Citycon, which operates 40 malls across the Nordic countries and Estonia, is building a click-and-collect service that would allow consumers to shop the full array of a mall’s offerings on one website and pick up the goods from a convenient location, according to Chief Executive Officer F. Scott Ball.
That means looking at aggregating a plethora of shops under one umbrella -- unlike the various ad-hoc meet-and-collect services that popped up during the pandemic or have been built by individual retailers.
Online shopping is “here to stay” and “there’s a real opportunity for us to parlay this and become the last-mile delivery answer,” Ball said in an interview in Stockholm.

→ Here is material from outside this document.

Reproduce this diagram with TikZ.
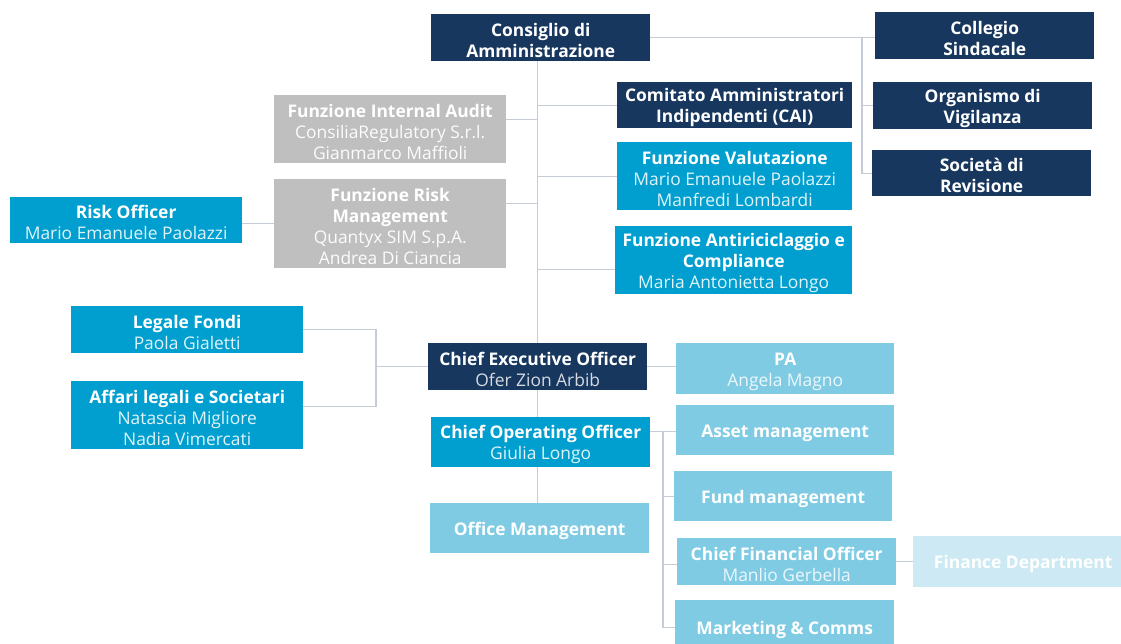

Mall owners around the world are looking into alternative ways to use their real estate as retailers downside and to profit from growing e-commerce. In the U.S., mall operator Simon Property Group Inc. has been in talks with Amazon.com Inc. to turn some empty store space into Amazon fulfillment centers, according to a Dow Jones report. In Spain and Portugal, Merlin Properties Socimi SA sees city car parks doubling as overnight docking-stations for speedier deliveries. Other attempts to solve the last-mile cost issue involve autonomous delivery robots, vehicles and drones.
Though Citycon is more insulated from the crisis than many of its rivals -- the majority of the products sold in its malls are necessities while fashion and apparel accounts for less than a quarter of its tenants -- it started developing the first version of the service as the pandemic spread, assigning meet-and-collect locations at each of its properties.
Adding click-and-collect services will give consumers another reason to visit shopping centers in the future, Ball said.
“I don’t think it will ever replace bricks and mortar,” he said of e-commerce. “At the end of the day people are still social beings, I don’t think you’ll see online becoming the primary way people shop.”
The next challenge for Citycon is to convince multiple retailers to unite under one umbrella.
“The true scalable ability where I can shop virtually the whole shopping center from my living room and simply have it dropped in my trunk, that’s at least another year out,” Ball said.
In the meantime, it has identified another growth opportunity. It plans to develop residential real estate adjacent to its retail properties (it’s not converting sales space), thanks to efforts by local authorities to make cities “greener.” Once Citycon finalizes those plans, retail “could make up somewhere around two thirds” of the business, Ball said.